▶ [Stored data entries]:
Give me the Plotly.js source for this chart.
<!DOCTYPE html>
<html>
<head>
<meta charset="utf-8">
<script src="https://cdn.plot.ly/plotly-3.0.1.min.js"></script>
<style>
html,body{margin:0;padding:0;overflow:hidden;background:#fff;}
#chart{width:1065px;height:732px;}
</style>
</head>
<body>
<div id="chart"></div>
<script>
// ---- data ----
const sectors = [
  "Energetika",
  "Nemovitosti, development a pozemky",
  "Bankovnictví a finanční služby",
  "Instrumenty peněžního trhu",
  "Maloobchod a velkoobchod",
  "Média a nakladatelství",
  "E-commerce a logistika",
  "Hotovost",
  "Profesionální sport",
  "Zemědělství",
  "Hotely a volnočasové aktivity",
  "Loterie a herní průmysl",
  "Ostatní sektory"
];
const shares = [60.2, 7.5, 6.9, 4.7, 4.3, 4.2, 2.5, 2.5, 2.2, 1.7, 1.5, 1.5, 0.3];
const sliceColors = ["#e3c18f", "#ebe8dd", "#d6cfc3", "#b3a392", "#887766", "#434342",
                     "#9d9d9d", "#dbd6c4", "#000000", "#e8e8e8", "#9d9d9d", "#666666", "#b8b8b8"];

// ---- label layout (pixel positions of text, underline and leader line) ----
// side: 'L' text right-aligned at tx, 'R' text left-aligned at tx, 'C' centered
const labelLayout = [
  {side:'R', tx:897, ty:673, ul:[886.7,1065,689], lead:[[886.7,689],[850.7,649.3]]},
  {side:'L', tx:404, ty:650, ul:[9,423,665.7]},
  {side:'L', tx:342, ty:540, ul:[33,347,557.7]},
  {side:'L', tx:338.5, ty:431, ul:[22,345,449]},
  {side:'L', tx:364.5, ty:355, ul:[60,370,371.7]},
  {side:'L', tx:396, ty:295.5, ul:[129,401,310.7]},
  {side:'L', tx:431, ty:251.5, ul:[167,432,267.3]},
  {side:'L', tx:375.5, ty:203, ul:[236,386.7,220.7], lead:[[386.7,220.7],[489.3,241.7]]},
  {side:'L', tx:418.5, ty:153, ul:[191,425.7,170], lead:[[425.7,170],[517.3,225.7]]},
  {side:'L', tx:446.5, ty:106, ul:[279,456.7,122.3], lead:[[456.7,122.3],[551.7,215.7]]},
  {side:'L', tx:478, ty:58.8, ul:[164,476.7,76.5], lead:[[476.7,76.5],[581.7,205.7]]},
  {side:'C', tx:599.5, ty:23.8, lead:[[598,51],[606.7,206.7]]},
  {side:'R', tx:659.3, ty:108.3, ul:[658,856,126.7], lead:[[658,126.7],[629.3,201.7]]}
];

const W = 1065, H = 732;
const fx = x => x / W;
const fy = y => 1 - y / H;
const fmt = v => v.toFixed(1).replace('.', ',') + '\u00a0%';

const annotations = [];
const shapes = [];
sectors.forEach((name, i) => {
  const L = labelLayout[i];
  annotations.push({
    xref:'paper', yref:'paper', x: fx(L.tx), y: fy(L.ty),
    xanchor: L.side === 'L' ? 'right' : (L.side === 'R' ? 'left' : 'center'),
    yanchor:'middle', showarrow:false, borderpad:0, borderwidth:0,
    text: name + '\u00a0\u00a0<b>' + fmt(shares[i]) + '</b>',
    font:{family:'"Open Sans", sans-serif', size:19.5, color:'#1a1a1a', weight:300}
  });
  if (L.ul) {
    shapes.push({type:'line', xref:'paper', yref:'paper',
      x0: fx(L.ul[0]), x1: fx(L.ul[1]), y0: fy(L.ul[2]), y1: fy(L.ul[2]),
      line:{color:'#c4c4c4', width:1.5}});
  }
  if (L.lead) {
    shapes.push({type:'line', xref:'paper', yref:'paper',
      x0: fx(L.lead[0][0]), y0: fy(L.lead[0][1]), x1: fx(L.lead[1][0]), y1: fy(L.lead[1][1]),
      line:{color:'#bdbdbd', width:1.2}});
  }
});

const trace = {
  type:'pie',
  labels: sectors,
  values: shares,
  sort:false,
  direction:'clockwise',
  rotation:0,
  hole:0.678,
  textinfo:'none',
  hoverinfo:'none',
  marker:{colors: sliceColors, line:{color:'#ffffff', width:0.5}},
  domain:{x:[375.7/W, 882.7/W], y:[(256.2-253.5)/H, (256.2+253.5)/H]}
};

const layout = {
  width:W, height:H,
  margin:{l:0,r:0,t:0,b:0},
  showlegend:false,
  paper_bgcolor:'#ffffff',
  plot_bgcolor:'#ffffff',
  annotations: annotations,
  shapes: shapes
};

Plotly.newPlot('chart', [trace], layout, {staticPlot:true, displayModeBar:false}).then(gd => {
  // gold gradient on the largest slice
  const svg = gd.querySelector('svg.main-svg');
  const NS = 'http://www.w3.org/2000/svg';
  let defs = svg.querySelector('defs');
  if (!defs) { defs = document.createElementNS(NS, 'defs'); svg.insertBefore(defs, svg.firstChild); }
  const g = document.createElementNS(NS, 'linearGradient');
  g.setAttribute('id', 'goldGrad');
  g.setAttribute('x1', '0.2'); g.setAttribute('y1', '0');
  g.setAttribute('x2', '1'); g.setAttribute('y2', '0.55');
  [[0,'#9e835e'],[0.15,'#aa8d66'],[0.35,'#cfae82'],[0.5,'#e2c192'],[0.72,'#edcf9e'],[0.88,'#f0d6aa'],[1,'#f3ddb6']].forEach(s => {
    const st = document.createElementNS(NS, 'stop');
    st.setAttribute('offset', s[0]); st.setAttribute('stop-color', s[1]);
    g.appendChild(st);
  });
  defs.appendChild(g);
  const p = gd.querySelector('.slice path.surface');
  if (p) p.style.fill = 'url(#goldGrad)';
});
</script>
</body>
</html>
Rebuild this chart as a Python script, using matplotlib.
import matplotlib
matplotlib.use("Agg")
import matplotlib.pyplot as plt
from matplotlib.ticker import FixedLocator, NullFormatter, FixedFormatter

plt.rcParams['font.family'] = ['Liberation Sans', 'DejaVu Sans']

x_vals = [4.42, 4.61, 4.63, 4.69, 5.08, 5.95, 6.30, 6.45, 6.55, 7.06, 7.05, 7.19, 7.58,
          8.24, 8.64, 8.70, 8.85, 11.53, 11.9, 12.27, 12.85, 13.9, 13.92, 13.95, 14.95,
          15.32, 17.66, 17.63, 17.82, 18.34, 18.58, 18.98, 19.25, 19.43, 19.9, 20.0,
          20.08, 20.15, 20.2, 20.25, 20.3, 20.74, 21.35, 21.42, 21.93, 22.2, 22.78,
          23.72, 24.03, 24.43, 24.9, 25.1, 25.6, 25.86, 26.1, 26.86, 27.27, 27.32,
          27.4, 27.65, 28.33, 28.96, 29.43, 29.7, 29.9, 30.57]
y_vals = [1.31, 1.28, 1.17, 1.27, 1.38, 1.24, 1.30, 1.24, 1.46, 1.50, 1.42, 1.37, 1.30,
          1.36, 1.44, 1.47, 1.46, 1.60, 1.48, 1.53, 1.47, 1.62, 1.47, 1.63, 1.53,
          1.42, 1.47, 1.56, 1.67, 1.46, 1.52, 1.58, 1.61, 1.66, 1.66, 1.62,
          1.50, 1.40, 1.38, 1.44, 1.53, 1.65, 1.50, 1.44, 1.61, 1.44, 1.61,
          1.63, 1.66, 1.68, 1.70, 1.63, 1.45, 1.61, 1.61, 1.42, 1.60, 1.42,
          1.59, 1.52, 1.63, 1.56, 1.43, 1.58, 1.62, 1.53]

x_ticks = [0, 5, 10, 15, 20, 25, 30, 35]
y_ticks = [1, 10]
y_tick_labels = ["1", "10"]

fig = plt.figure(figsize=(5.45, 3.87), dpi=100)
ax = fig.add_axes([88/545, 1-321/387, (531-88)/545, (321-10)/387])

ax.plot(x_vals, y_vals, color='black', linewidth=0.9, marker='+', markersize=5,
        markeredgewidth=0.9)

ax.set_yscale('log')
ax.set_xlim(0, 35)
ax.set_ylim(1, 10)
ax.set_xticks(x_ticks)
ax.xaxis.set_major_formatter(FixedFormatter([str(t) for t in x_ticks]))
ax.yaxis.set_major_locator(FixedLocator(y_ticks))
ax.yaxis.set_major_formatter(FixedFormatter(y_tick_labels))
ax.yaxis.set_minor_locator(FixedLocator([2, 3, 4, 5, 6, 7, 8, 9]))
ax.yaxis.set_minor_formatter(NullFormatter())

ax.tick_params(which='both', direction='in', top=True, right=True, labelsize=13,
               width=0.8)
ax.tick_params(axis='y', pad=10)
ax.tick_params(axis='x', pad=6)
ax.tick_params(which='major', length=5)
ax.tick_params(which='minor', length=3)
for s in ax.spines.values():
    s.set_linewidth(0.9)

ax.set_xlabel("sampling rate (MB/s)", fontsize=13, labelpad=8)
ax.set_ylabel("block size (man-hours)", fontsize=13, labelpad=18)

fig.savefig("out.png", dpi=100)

▶ [Goal]: Nothing but the lines from the one with "Rebuild this chart" through the one with "plt.rcParams['font.family'] = ['Liberation" should be repeated, and each exactly.

▶ [Complete answer]:
Rebuild this chart as a Python script, using matplotlib.
import matplotlib
matplotlib.use("Agg")
import matplotlib.pyplot as plt
from matplotlib.ticker import FixedLocator, NullFormatter, FixedFormatter

plt.rcParams['font.family'] = ['Liberation Sans', 'DejaVu Sans']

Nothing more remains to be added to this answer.